Das Wetter ändert sich. Bedrohliche Wolken ziehen auf. Die Windstärke nimmt zu. Der Kapitän der Sea Cloud Spirit entscheidet, dass im geschützten Hafen übernachtet wird. Das Meer hat sich noch nicht völlig beruhigt, als am nächsten Morgen die Fahrt fortgesetzt wird. Teneriffa, mit dem höchsten Berg Spaniens, ist wohl die am meisten besuchte Insel. Mit Blick auf Bettenburgen und andere Bausünden lässt sich das auch nicht verleugnen. Bei einem Ausflug auf die Hochebene, rund um den 3715 Meter hohen Pico del Teide, bleiben Hotels und Geschäfte bald zurück. „Seht ihr die Terrassen dort am Hang? Nur so konnten Bauern dem steilen Gelände Anbaufläche abringen.“Der Reiseleiter zeigt auf unzählige Treppenstufen, die sich den Hang entlang ziehen. Nur noch wenige werden für den Anbau von Gemüse genutzt. Die Natur nimmt sie wieder in Besitz. Kakteen und Agaven mit zum Himmel strebenden Blüten, hin und wieder ein Busch: Taginasten und
Aloepflanzen, mit ihrem heilsamen Blättersaft; aber auch rot leuchtende Weihnachtssterne. Eng ist die Straße hinauf ins Gebirge, doch verkehrsarm. Dann taucht der Bus bei etwa 1000 Metern Höhe in dichte Nebelschwaden. „Jetzt habt ihr zwar keine Aussicht mehr, aber die Feuchtigkeit dieser Passatwolken ist unglaublich wichtig für die Pflanzen.“
Oben auf etwa 2000 Metern Höhe angekommen ist der Himmel klar. „Ich glaube nicht, dass heute die Seilbahn fährt, es ist viel zu windig.“Im Restaurant am Parque National del Teide herrscht emsiges Treiben. Zurückkehrende Bergsteiger genießen einen kühlen Drink. Bizarre Felsformationen prägen die Landschaft der Cañadas, der Caldera eines einstigen Vulkans.

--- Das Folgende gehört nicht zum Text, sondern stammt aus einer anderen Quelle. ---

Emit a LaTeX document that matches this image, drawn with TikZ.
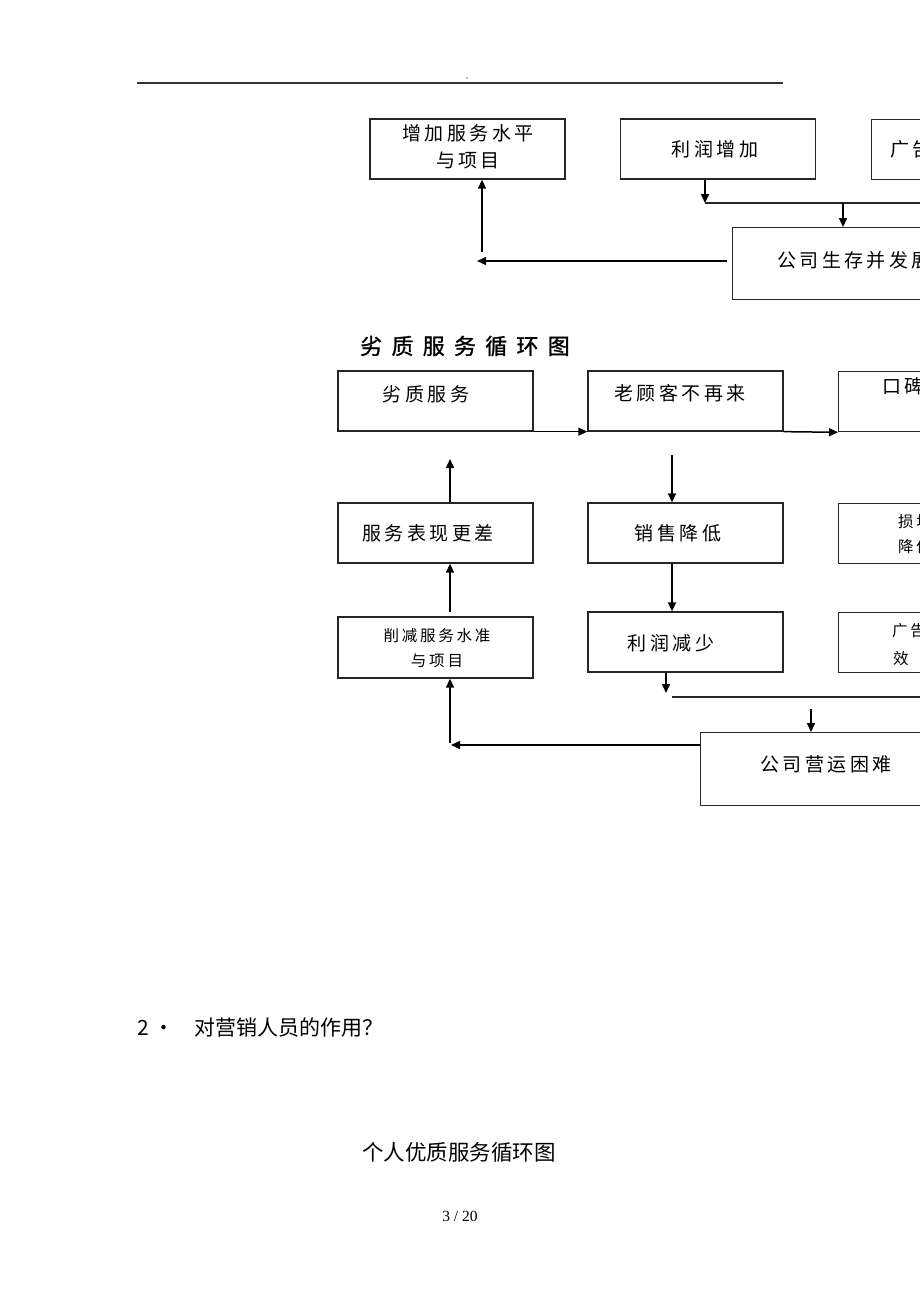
\documentclass[tikz,border=0pt]{standalone}
\usepackage{fontspec}
\usetikzlibrary{arrows.meta}
\setmainfont{Liberation Serif}
\newfontfamily\cjkplain{Noto Sans CJK SC}
\newfontfamily\cjkbx[LetterSpace=18]{Noto Sans CJK SC}
\newfontfamily\cjkttl[LetterSpace=42,FakeBold=1.2]{Noto Sans CJK SC}
\newcommand\myboxfont{\cjkbx\fontsize{19}{27}\selectfont}
\newcommand\mysmallfont{\cjkbx\fontsize{15.5}{25}\selectfont}
\begin{document}
\begin{tikzpicture}[x=1pt,y=-1pt,
  box/.style={draw=black!85,line width=1.3pt,inner sep=0pt,minimum width=195pt,minimum height=60pt},
  txt/.style={inner sep=0pt,font=\myboxfont,align=center},
  arr/.style={line width=1.5pt,-{Triangle[length=9pt,width=8pt]}},
  ln/.style={line width=1.2pt,draw=black!85}]
\path[use as bounding box,fill=white] (0,0) rectangle (920,1302);
\clip (0,0) rectangle (920,1302);

% header
\coordinate (h1) at (137,83);
\coordinate (h2) at (783,83);
\draw[line width=1.3pt,black!80] (h1) -- (h2);
\fill[black!50] (467,78) circle (0.9);

% ---------- top section ----------
\node[box] (zj) at (467.5,149) {};
\node[txt] (zjt) at (468,147) {增加服务水平\\与项目};
\node[box] (lr) at (718,149) {};
\node[txt] (lrt) at (715,149) {利润增加};
\node[box,anchor=north west] (gg) at (871,119) {};
\node[txt,anchor=west] (ggt) at (890,149) {广告};
\node[box,anchor=north west,minimum width=260pt,minimum height=72pt] (ss) at (732,227) {};
\node[txt,anchor=west] (sst) at (777,260) {公司生存并发展};

\coordinate (j1) at (705,203);
\coordinate (j1e) at (930,203);
\draw[arr] (j1 |- lr.south) -- (j1);
\draw[ln] (j1) -- (j1e);
\coordinate (j2) at (843,203);
\draw[arr] (j2) -- (j2 |- ss.north);
\coordinate (t1) at (477,261);
\draw[arr,shorten <=5pt] (ss.west |- t1) -- (t1);
\coordinate (t2) at (482,252);
\draw[arr] (t2) -- (t2 |- zj.south);

% ---------- middle section ----------
\node[inner sep=0pt,font={\cjkttl\fontsize{22}{26}\selectfont}] (ttl) at (465,346) {劣质服务循环图};

\node[box] (lz) at (435.5,401) {};
\node[txt] (lzt) at (426,394) {劣质服务};
\node[box] (lk) at (685.5,401) {};
\node[txt] (lkt) at (680,393) {老顾客不再来};
\node[box,anchor=north west] (kb) at (838,371) {};
\node[txt,anchor=west] (kbt) at (882,386) {口碑};
\draw[arr] (lz.south east) -- (lk.south west);
\draw[arr] (lk.south east) -- (kb.south west);

\node[box] (fw) at (435.5,533) {};
\node[txt] (fwt) at (428,533) {服务表现更差};
\node[box] (xs) at (685.5,533) {};
\node[txt] (xst) at (678,533) {销售降低};
\node[box,anchor=north west] (sh) at (838,503) {};
\node[txt,anchor=west,font=\mysmallfont] (sht1) at (898,522) {损坏};
\node[txt,anchor=west,font=\mysmallfont] (sht2) at (898,547) {降低};

\node[box,minimum height=61pt] (xj) at (435.5,647.5) {};
\node[txt,font=\mysmallfont] (xjt) at (437,648) {削减服务水准\\与项目};
\node[box] (lj) at (685.5,642) {};
\node[txt] (ljt) at (671,643) {利润减少};
\node[box,anchor=north west] (gx) at (838,612) {};
\node[txt,anchor=west,font=\mysmallfont] (gxt1) at (892,631) {广告};
\node[txt,anchor=west,font=\mysmallfont] (gxt2) at (893,659) {效};

\node[box,anchor=north west,minimum width=260pt,minimum height=73pt] (yk) at (700,732) {};
\node[txt] (ykt) at (826,764) {公司营运困难};

\coordinate (m1) at (450,459);
\draw[arr] (m1 |- fw.north) -- (m1);
\coordinate (m2) at (672,455);
\draw[arr] (m2) -- (m2 |- xs.north);
\coordinate (m3) at (450,612);
\draw[arr] (m3) -- (m3 |- fw.south);
\draw[arr] (m2 |- xs.south) -- (m2 |- lj.north);
\coordinate (m5) at (666,693);
\draw[arr] (m5 |- lj.south) -- (m5);
\coordinate (m6) at (672,697);
\coordinate (m6e) at (930,697);
\draw[ln] (m6) -- (m6e);
\coordinate (m7) at (811,709);
\draw[arr] (m7) -- (m7 |- yk.north);
\coordinate (m8) at (451,745);
\draw[arr] (yk.west |- m8) -- (m8);
\coordinate (m9) at (450,743);
\draw[arr] (m9) -- (m9 |- xj.south);

% ---------- bottom text ----------
\node[inner sep=0pt,anchor=west,font={\cjkplain\fontsize{21}{24}\selectfont}] (q2) at (137,1028) {2\hspace{5pt}·};
\node[inner sep=0pt,anchor=west,font={\cjkplain\fontsize{21}{24}\selectfont}] (q2t) at (194,1028) {对营销人员的作用？};
\node[inner sep=0pt,font={\cjkplain\fontsize{21.5}{24}\selectfont}] (st) at (459,1152) {个人优质服务循环图};
\node[inner sep=0pt,font={\fontsize{15.5}{18}\selectfont}] (pg) at (460,1216) {3\ /\ 20};
\end{tikzpicture}
\end{document}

Das Meer hat sich beruhigt. Leichter Wind kommt auf. Da heißt es: Segel hissen. Fast lautlos gleitet das Schiff durchs Wasser Richtung Lanzarote. Jeder verbringt an Deck die Überfahrt auf seine Weise: mit einem Buch, beim Fotografieren oder einfach diese besonderen Momente genießend. Weiße Häuser auf der Insel bilden einen schönen Kontrast zu der weitgehend schwarzen Umgebung aus Vulkangestein. Nur wenige sind höher als zwei Stockwerke. Diese Einheitlichkeit, und die dadurch vermiedenen architektonischen Auswüchse wie auf anderen Inseln, sind einem ehemaligen Inselbewohner zu verdanken: César Manrique. Eine schillernde Künstlerpersönlichkeit, dessen Werke und Philosophie auch heute noch auf dem ganzen Eiland zu spüren sind.
Lanzarotes Topografie geht auf eine lange Geschichte aktiven Vulkanismus‘ zurück. Der letzte Ausbruch geschah im 19. Jahrhundert. Jederzeit könnte die dünne Erdkruste wieder dem Druck aus dem Erdinnern nachgeben.
Unterwegs mit einem Shuttle-Bus im Nationalpark Timanfaya, erlebt der Besucher eine wahre Farborgie von unterschiedlichen Rot- und Ockertönen. Kaum verwittert sind die Folgen der letzten Vulkanausbrüche. Dazu braucht es wohl noch ein paar 100 Jahre.